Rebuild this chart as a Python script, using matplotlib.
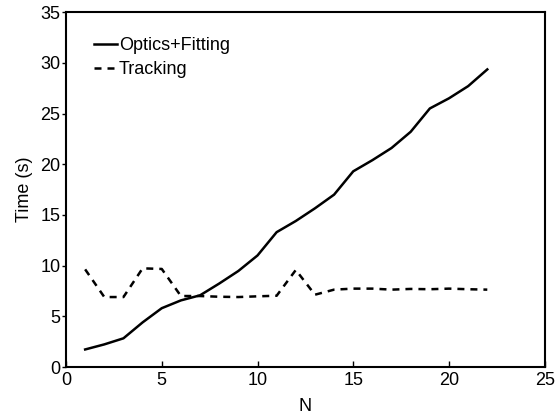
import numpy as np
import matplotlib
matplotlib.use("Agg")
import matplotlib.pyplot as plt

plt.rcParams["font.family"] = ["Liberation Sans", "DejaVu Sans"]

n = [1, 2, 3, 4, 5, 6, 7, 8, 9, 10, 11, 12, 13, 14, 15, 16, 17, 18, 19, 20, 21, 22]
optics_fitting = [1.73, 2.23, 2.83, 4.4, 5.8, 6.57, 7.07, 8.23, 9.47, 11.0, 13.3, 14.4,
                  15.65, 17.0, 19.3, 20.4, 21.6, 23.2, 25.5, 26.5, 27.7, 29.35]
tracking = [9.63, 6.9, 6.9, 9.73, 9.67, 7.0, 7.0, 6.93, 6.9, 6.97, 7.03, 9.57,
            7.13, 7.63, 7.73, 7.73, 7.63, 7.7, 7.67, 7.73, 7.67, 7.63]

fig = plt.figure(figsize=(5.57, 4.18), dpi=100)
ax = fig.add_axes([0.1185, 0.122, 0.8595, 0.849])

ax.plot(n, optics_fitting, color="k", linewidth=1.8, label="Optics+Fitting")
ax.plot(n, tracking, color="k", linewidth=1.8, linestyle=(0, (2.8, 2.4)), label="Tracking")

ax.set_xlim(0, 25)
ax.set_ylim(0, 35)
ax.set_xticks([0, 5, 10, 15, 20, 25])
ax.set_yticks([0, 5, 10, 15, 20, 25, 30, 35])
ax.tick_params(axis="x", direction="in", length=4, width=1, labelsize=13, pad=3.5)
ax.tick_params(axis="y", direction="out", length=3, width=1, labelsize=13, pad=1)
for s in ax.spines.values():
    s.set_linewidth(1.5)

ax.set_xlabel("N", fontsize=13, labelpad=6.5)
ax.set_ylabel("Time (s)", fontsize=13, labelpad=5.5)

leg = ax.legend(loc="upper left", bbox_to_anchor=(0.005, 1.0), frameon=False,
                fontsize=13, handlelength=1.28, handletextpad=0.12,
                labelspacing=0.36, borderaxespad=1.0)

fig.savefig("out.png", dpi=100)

==

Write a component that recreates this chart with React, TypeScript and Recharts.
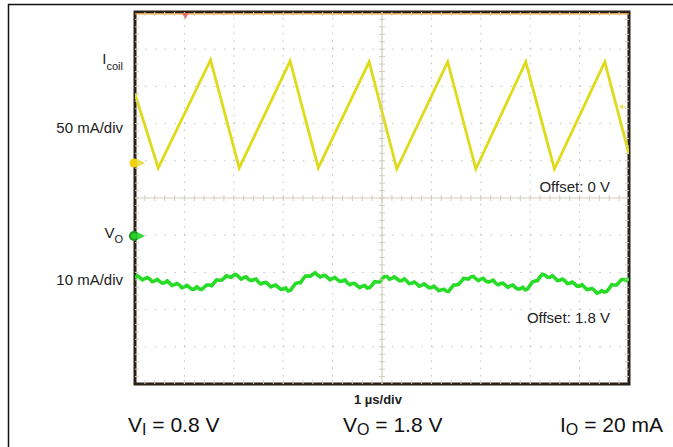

> [SET PROBLEM]: In the listing above, find the line with "Rebuild this chart" and the line with "ax = fig.add_axes([0.1185, 0.122, 0.8595, 0.849])". Set down exactly those lines and everything between them, skipping pictures.

> [COMPLETED TASK]:
Rebuild this chart as a Python script, using matplotlib.
import numpy as np
import matplotlib
matplotlib.use("Agg")
import matplotlib.pyplot as plt

plt.rcParams["font.family"] = ["Liberation Sans", "DejaVu Sans"]

n = [1, 2, 3, 4, 5, 6, 7, 8, 9, 10, 11, 12, 13, 14, 15, 16, 17, 18, 19, 20, 21, 22]
optics_fitting = [1.73, 2.23, 2.83, 4.4, 5.8, 6.57, 7.07, 8.23, 9.47, 11.0, 13.3, 14.4,
                  15.65, 17.0, 19.3, 20.4, 21.6, 23.2, 25.5, 26.5, 27.7, 29.35]
tracking = [9.63, 6.9, 6.9, 9.73, 9.67, 7.0, 7.0, 6.93, 6.9, 6.97, 7.03, 9.57,
            7.13, 7.63, 7.73, 7.73, 7.63, 7.7, 7.67, 7.73, 7.67, 7.63]

fig = plt.figure(figsize=(5.57, 4.18), dpi=100)
ax = fig.add_axes([0.1185, 0.122, 0.8595, 0.849])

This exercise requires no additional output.